Учились мы друг у друга. Удача одного становилась удачей другого, ошибки обсуждались сообща, чтобы потом их не повторять. Каждая встреча несла взаимообогащение — делились стихами и замыслами, узнанным и угаданным, прочитанным и услышанным. Кто это — мы? Майоров и Коган, Луконин и Кульчицкий, Отрада и Гудзенко, Слуцкий и Самойлов, Воронько и Глазков, Молочко и Львовский, я и еще десятка два ребят, фанатично влюбленных в поэзию. Мы нашли друг друга в последнее четырехлетие перед войной и плечо к плечу, локоть к локтю вступили в ее огненные ворота. На военных дорогах мы нашли и новых друзей, но они не оттеснили прежних, а встали рядом с ними. Суворов и Дудин, Орлов и Недогонов, Львов и Замятин, Максимов и Субботин, Межиров и Соболь — всех сразу не назовешь. Я соединяю живых и погибших — они стоят в одном ряду, разъединение их немыслимо, ибо все вместе они составляют поколение. Рассказывая о нем, необходимо вспомнить тех, от кого они принимали эстафету поэзии. И здесь, возвращаясь к началу очерка, я назову одно из первых имен этого великолепного ряда: Сельвинский.

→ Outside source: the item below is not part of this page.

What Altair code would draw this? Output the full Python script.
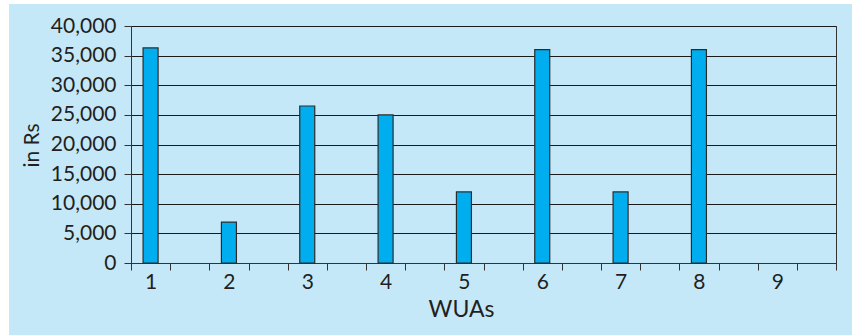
import json
import altair as alt
import pandas as pd

# Amount spent by each Water Users' Association (WUA), in rupees
wuas = ["1", "2", "3", "4", "5", "6", "7", "8", "9"]
amounts = [36300, 6900, 26500, 25000, 12000, 36000, 12000, 36000, 0]
y_ticks = [0, 5000, 10000, 15000, 20000, 25000, 30000, 35000, 40000]

BG = "#C5E8F9"
BAR = "#00AEEF"
INK = "#231F20"
FONT = "Lato"

# each WUA owns two slots on the axis; the bar sits in the first one
df = pd.DataFrame({
    "wua": wuas,
    "amount": amounts,
    "slot": [2 * i + 0.5 for i in range(len(wuas))],
})

n_slots = 2 * len(wuas)
x_values = [i / 2 for i in range(2 * n_slots + 1)]
label_expr = (
    f"datum.value % 2 === 0.5 ? {json.dumps(wuas)}[(datum.value - 0.5) / 2] : ''"
)

x_scale = alt.Scale(domain=[0, n_slots], nice=False, zero=False, padding=0)
y_scale = alt.Scale(domain=[0, 40000], nice=False, padding=0)

bars = alt.Chart(df).transform_filter(
    "datum.amount > 0"
).mark_bar(
    size=15, fill=BAR, stroke="#2b2b2b", strokeWidth=1.2
).encode(
    x=alt.X(
        "slot:Q",
        scale=x_scale,
        axis=alt.Axis(
            values=x_values,
            labelExpr=label_expr,
            tickOpacity={"condition": {"test": "datum.value % 1 === 0", "value": 1}, "value": 0},
            grid=False,
            tickSize=7,
            tickColor="#333333",
            domainColor="#333333",
            labelPadding=18,
            labelBaseline="alphabetic",
            labelFontSize=21,
            labelFont=FONT,
            labelColor=INK,
            labelFlush=False,
            labelOverlap=False,
            title="WUAs",
            titleFont=FONT,
            titleFontSize=23,
            titleFontWeight="normal",
            titleColor=INK,
            titleX=330,
            titleY=53,
            titleBaseline="alphabetic",
        ),
    ),
    y=alt.Y(
        "amount:Q",
        scale=y_scale,
        axis=alt.Axis(
            values=y_ticks,
            format=",.0f",
            grid=True,
            gridColor="#1a1a1a",
            gridWidth=1,
            tickSize=7,
            tickColor="#333333",
            domainColor="#333333",
            labelPadding=8,
            labelFontSize=21,
            labelFont=FONT,
            labelColor=INK,
            title="in Rs",
            titleFont=FONT,
            titleFontSize=21,
            titleFontWeight="normal",
            titleColor=INK,
            titleAngle=-90,
            titleX=-93,
            titleY=119,
            titleBaseline="alphabetic",
        ),
    ),
)

# thin white margin around the light-blue panel
one = alt.Data(values=[{}])
margin_left = alt.Chart(one).mark_rect(fill="white").encode(
    x=alt.value(-131), x2=alt.value(-122), y=alt.value(-26), y2=alt.value(309)
)
margin_top = alt.Chart(one).mark_rect(fill="white").encode(
    x=alt.value(-131), x2=alt.value(723), y=alt.value(-26), y2=alt.value(-22)
)
margin_right = alt.Chart(one).mark_rect(fill="white").encode(
    x=alt.value(721), x2=alt.value(723), y=alt.value(-26), y2=alt.value(309)
)

chart = alt.layer(bars, margin_left, margin_top, margin_right).properties(
    width=705,
    height=237,
    background=BG,
    autosize=alt.AutoSizeParams(type="none"),
    padding={"left": 131, "top": 26, "right": 18, "bottom": 72},
).configure_view(
    stroke="#333333", strokeWidth=1
)

chart.save("out.html", embed_options={"renderer": "svg", "actions": False})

Знакомство с ним состоялось на четкой дистанции разделяющей учителя и учеников, старшего и младших, руководителя и руководимых. Никакого вреда от этого не воспоследовало, одна польза. В те ранние годы мы стучались во многие двери. Мы хотели слушать и хотели быть услышанными. В Москве тогда шумело, кричало и ругалось около десятка творческих кружков. Молодые поэты и прозаики собирались в редакционных и издательских помещениях, которые радушно предоставляли им «Огонек», «Комсомольская правда», «Октябрь», Гослитиздат и другие шефы литературной молодежи. Мы ходили на все заседания, но больше придерживались Малого Черкасского, где тогда находился Гослитиздат. Прозаиками там руководил Митрофанов, а поэтами Сельвинский.

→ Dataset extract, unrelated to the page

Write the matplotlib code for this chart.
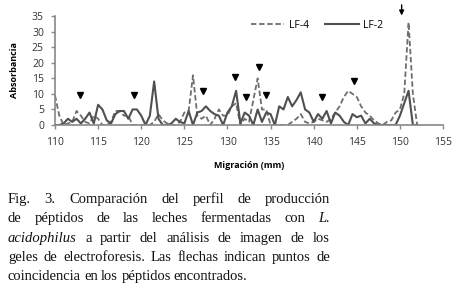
import numpy as np
import matplotlib
matplotlib.use("Agg")
import matplotlib.pyplot as plt

# migration positions (mm) and absorbance
mig = np.arange(110, 152.5, 0.5)
lf4 = [9.5, 3, 0, 0.5, 1, 4.5, 3, 1, 0.5, 3, 2, 0, 0, 1, 4.5, 4.5, 3,
       3, 0, 0, 0, 0, 0, 1, 3.5, 1.5, 0.5, 0, 0, 1, 4, 4.5, 16, 3,
       2, 3, 0, 2, 5, 3, 3, 6, 7, 0, 2, 1, 8, 15, 5, 5, 0, 0, 0, 0,
       0, 1, 2, 3.5, 1, 0.5, 1, 2, 1.5, 1, 2, 4, 6, 9, 11, 10, 9, 6,
       4, 3, 1.5, 0.5, 0, 1, 1.5, 4, 5, 10, 33, 10, 0]
lf2 = [0, 0, 0.5, 2, 1, 2, 0.5, 2, 4, 0.5, 6.5, 5, 1.5, 0.5, 3.5, 4.5,
       4.5, 2, 5, 5, 3, 0, 3, 14, 2, 0, 0, 0.5, 2, 1, 0.5, 4.5, 0, 4,
       4.5, 6, 4.5, 3.5, 3, 0, 4, 6, 11, 0.5, 4, 3, 0, 5, 1, 4, 3.5,
       0, 6, 5, 9, 6, 8, 10.5, 5, 4, 1, 3.5, 2, 4.5, 0.5, 4, 3, 1, 0,
       3.5, 2.5, 3, 0.5, 2, 0.5, 0, 0, 0, 0, 0, 3, 7, 11, 0, 0]

# coincidence markers
mark_x = [112.9, 119.2, 127.2, 130.9, 132.1, 133.7, 134.5, 141.0, 144.7]
mark_y = [9.6, 9.6, 11.0, 15.3, 9.0, 18.7, 9.6, 9.0, 14.0]

# caption words, "*" marks italic
caption = [
    ["Fig.", "3.", "Comparación", "del", "perfil", "de", "producción"],
    ["de", "péptidos", "de", "las", "leches", "fermentadas", "con", "*L."],
    ["*acidophilus", "a", "partir", "del", "análisis", "de", "imagen", "de", "los"],
    ["geles", "de", "electroforesis.", "Las", "flechas", "indican", "puntos", "de"],
    ["coincidencia", "en", "los", "péptidos", "encontrados."],
]

fig = plt.figure(figsize=(4.56, 2.88), dpi=100)
ax = fig.add_axes([0.1206, 0.566, 0.851, 0.378])

ax.plot(mig, lf4, color="#6e6e6e", lw=1.3, ls=(0, (3, 1.5)), label="LF-4")
ax.plot(mig, lf2, color="#505050", lw=1.5, label="LF-2")
ax.plot(mark_x, mark_y, "v", color="black", ms=5, ls="none")
ax.annotate("", xy=(150.2, 34.3), xytext=(150.2, 39.5), annotation_clip=False,
            arrowprops=dict(arrowstyle="-|>", color="black", lw=1, mutation_scale=7))

ax.set_xlim(110, 155)
ax.set_ylim(0, 35)
ax.set_xticks(range(110, 156, 5))
ax.set_yticks(range(0, 36, 5))
for s in ["top", "right"]:
    ax.spines[s].set_visible(False)
for s in ["left", "bottom"]:
    ax.spines[s].set_color("#888888")
    ax.spines[s].set_linewidth(1.2)
ax.tick_params(labelsize=7.5, colors="#888888", labelcolor="#333333", length=3,
               width=1)
ax.tick_params(axis="x", pad=6)
ax.tick_params(axis="y", pad=5)
for lab in ax.get_xticklabels() + ax.get_yticklabels():
    lab.set_family("Open Sans")
ax.set_xlabel("Migración (mm)", fontsize=6.5, fontweight="bold",
              family="Open Sans", labelpad=9)
ax.set_ylabel("Absorbancia", fontsize=6.5, fontweight="bold",
              family="Open Sans", labelpad=9)
leg = ax.legend(loc="upper center", bbox_to_anchor=(0.675, 1.05), ncol=2,
                frameon=False, handlelength=3.2, columnspacing=1.6,
                handletextpad=0.4, prop={"family": "Open Sans", "size": 7.5})

# justified caption
x0, x1 = 8 / 456, 330 / 456
ys = [203, 222, 242, 261, 280]
r = fig.canvas.get_renderer()
for i, words in enumerate(caption):
    y = 1 - ys[i] / 288
    objs = []
    for w in words:
        it = w.startswith("*")
        objs.append(fig.text(0, y, w.lstrip("*"), fontsize=10.5,
                             family="Liberation Serif",
                             style="italic" if it else "normal",
                             va="baseline", color="#111111"))
    widths = [t.get_window_extent(r).width / 456 for t in objs]
    if i < len(caption) - 1:
        gap = (x1 - x0 - sum(widths)) / (len(words) - 1)
    else:
        gap = 3.2 / 456
    x = x0
    for t, w in zip(objs, widths):
        t.set_x(x)
        x += w + gap

fig.savefig("out.png", dpi=100)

Общий недостаток всех кружков, за исключением гослитиздатского, состоял в полной бессистемности занятий. В «Огоньке» и «Комсомолке» мы, помнится, сами собой руководили, вмешательство шефов ограничивалось тем, что кто-либо из редакционных работников открывал заседание кружка, а потом пускал его на полную волю собравшихся. Кто хотел — читал стихи, кто хотел — высказывался; не помню, чтобы было какое-то подытоживание мнений, подведение их к определенному знаменателю.